* Material supplied *
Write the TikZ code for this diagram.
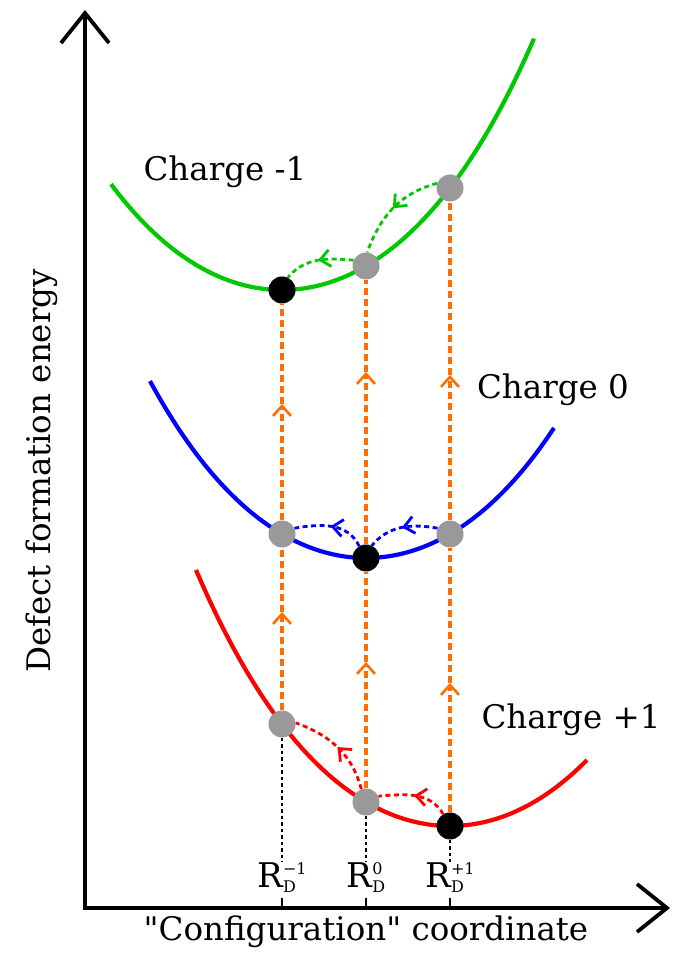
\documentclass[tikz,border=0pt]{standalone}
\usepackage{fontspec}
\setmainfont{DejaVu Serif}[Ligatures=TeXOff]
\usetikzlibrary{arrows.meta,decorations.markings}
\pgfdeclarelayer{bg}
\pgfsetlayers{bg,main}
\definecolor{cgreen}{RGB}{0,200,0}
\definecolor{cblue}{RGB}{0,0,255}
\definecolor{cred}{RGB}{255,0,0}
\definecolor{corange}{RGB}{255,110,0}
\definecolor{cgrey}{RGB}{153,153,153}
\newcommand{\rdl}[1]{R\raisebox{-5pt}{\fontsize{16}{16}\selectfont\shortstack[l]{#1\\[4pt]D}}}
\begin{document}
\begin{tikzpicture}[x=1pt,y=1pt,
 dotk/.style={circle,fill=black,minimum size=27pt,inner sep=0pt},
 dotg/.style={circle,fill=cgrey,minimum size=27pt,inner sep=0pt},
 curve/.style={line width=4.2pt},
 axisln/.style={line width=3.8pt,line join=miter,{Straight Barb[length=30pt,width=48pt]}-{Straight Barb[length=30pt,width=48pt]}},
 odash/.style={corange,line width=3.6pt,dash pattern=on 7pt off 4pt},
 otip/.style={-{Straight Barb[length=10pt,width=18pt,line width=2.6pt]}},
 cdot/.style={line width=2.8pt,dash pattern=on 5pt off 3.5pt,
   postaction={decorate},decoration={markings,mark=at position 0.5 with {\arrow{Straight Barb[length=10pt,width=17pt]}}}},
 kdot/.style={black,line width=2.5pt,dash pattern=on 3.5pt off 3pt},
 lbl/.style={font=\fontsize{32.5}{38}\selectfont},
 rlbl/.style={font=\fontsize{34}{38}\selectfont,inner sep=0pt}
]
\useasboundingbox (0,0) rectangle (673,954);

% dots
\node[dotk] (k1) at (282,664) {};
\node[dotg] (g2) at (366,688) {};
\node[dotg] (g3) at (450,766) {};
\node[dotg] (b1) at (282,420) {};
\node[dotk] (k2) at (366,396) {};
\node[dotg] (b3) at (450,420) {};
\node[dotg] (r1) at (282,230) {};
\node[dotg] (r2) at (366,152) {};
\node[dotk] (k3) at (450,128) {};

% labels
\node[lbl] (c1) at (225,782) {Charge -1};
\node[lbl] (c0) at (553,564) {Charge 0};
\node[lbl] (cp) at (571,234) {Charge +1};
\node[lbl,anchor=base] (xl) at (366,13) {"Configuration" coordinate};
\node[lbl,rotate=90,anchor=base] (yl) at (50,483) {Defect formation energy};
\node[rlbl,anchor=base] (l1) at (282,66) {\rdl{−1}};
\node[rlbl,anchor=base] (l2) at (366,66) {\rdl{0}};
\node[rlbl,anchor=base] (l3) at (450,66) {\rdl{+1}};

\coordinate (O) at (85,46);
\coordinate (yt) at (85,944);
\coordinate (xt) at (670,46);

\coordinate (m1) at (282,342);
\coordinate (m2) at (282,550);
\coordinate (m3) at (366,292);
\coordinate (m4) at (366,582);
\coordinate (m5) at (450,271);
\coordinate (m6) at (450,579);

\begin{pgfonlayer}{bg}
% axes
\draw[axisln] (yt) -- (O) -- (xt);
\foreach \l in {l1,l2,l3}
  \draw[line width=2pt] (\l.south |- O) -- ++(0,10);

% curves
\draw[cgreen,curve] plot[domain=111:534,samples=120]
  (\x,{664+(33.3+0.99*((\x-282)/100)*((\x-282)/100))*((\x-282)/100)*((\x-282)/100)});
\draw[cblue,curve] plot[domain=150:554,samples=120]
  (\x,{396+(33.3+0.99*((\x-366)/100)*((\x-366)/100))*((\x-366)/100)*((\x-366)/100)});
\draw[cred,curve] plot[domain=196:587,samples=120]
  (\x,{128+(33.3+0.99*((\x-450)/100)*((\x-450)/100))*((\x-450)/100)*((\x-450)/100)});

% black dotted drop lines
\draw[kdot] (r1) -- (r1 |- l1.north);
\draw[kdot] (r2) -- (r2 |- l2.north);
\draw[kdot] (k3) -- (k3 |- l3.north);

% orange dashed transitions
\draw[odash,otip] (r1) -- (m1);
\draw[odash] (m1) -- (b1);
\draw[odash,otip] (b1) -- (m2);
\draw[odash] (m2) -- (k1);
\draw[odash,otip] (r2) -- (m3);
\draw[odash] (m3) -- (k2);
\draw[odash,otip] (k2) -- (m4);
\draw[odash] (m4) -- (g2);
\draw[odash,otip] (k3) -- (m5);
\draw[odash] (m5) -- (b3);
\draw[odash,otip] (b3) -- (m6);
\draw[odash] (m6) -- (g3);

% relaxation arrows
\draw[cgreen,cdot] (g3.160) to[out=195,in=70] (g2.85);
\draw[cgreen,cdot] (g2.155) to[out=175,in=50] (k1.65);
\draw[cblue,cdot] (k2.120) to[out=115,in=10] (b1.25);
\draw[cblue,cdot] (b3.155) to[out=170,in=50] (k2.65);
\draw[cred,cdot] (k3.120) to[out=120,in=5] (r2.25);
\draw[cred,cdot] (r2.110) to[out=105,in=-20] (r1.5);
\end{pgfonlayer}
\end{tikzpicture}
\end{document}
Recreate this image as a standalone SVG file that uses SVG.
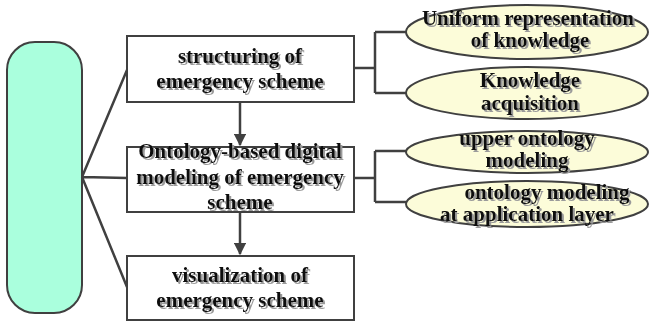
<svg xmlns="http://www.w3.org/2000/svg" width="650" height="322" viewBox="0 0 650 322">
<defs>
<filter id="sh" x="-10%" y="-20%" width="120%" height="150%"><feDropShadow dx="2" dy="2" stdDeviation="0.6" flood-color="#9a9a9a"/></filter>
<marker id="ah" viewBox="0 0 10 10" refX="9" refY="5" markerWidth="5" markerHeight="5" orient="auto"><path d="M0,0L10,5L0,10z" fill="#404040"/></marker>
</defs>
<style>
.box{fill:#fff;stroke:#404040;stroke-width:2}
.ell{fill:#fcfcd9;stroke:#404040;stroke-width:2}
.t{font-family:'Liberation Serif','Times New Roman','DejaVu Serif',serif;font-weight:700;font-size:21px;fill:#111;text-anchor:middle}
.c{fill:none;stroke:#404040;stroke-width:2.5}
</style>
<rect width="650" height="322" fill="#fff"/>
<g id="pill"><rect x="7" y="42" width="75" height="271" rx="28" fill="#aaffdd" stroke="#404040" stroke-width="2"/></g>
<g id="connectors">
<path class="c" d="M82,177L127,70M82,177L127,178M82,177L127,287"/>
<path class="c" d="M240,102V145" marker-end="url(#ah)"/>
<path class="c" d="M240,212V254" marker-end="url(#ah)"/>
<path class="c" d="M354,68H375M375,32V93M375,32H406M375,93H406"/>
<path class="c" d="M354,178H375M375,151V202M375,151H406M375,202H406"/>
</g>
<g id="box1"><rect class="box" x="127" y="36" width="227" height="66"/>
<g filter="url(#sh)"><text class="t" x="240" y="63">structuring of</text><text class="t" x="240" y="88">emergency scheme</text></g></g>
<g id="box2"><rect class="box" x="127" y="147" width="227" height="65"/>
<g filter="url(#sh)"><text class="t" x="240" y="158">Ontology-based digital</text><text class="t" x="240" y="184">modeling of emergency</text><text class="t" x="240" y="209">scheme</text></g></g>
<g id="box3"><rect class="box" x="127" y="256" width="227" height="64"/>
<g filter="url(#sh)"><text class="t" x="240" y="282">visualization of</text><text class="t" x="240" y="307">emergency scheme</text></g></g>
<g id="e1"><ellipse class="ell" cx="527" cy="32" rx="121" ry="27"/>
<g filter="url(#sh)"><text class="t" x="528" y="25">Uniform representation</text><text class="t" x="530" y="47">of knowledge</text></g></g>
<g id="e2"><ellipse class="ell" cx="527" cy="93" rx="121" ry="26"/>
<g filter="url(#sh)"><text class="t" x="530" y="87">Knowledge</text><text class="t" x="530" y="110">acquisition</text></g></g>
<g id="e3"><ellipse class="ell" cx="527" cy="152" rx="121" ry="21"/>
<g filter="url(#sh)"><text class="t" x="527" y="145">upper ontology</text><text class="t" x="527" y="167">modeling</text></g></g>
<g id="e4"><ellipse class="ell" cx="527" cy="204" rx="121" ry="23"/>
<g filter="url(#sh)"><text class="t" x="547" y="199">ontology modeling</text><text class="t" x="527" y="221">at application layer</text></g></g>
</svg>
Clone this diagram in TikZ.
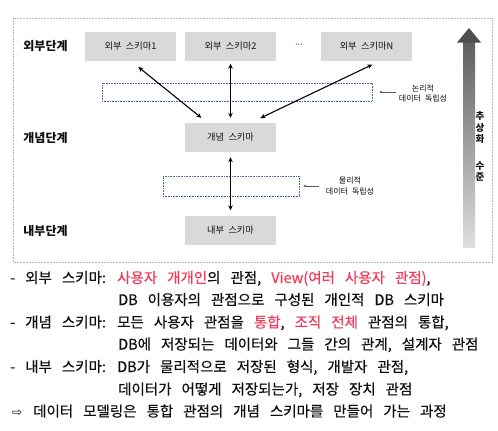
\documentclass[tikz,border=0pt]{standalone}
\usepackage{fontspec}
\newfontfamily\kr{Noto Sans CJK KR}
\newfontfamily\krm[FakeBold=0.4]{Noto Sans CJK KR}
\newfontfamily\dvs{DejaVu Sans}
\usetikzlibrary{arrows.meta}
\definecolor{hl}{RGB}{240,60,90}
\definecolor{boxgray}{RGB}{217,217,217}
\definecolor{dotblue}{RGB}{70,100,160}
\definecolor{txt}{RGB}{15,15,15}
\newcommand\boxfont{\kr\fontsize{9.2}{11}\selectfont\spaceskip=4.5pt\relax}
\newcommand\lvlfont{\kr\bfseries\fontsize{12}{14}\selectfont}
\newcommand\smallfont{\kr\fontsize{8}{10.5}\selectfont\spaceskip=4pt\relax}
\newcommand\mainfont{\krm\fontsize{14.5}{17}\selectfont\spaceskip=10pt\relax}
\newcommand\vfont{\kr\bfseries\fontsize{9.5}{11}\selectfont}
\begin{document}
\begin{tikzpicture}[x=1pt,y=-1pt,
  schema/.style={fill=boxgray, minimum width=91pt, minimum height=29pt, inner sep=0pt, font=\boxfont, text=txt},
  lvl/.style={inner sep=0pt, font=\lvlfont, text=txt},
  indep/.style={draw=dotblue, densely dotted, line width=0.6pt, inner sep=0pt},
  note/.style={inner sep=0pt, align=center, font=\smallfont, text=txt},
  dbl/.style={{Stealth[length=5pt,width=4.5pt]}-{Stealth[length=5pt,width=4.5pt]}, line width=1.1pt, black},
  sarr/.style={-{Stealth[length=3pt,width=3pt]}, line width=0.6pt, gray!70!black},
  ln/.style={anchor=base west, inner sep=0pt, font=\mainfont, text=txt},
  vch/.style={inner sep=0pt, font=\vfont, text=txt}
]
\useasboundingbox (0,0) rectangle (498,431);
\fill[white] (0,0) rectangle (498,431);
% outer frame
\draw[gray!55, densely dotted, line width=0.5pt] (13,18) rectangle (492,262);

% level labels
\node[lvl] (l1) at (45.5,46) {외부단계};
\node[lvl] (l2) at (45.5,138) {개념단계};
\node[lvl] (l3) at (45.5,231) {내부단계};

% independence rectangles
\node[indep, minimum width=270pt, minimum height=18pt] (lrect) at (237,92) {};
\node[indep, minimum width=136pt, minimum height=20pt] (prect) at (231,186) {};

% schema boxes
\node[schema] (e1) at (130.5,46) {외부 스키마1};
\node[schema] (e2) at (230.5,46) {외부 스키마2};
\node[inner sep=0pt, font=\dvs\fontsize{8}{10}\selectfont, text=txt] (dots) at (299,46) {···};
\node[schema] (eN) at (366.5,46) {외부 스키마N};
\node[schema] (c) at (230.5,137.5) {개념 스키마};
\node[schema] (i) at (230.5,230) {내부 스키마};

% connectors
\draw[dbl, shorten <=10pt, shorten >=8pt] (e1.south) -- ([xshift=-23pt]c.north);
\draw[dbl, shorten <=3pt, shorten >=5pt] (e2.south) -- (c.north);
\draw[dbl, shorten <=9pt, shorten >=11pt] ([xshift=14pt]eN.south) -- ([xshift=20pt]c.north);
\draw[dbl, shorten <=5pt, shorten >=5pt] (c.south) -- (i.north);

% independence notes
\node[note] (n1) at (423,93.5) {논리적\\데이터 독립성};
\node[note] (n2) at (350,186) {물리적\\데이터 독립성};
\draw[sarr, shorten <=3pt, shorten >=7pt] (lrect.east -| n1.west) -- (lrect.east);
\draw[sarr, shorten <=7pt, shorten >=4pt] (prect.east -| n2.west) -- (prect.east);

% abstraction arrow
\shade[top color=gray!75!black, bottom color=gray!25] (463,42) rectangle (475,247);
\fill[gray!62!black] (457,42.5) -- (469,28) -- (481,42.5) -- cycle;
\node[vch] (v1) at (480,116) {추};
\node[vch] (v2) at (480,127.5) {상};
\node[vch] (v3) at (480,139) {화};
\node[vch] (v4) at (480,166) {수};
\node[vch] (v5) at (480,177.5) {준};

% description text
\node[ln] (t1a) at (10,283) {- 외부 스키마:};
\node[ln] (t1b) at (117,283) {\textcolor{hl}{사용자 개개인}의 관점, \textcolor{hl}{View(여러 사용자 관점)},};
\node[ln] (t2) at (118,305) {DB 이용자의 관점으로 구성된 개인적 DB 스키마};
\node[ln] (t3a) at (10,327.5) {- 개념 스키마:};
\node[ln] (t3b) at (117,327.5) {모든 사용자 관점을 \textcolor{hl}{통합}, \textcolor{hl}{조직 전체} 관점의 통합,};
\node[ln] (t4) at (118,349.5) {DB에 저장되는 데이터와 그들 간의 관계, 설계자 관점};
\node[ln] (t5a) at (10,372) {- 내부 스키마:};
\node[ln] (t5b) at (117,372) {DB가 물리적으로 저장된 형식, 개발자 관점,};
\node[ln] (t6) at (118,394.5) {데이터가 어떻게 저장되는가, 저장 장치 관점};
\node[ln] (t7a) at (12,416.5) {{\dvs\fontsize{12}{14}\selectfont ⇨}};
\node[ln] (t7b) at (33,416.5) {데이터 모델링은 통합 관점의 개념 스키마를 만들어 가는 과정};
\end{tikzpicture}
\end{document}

* Required task *
Which lines contain "this"? Copy each of them out.

* Solution *
Write the TikZ code for this diagram.
Recreate this image as a standalone SVG file that uses SVG.
Clone this diagram in TikZ.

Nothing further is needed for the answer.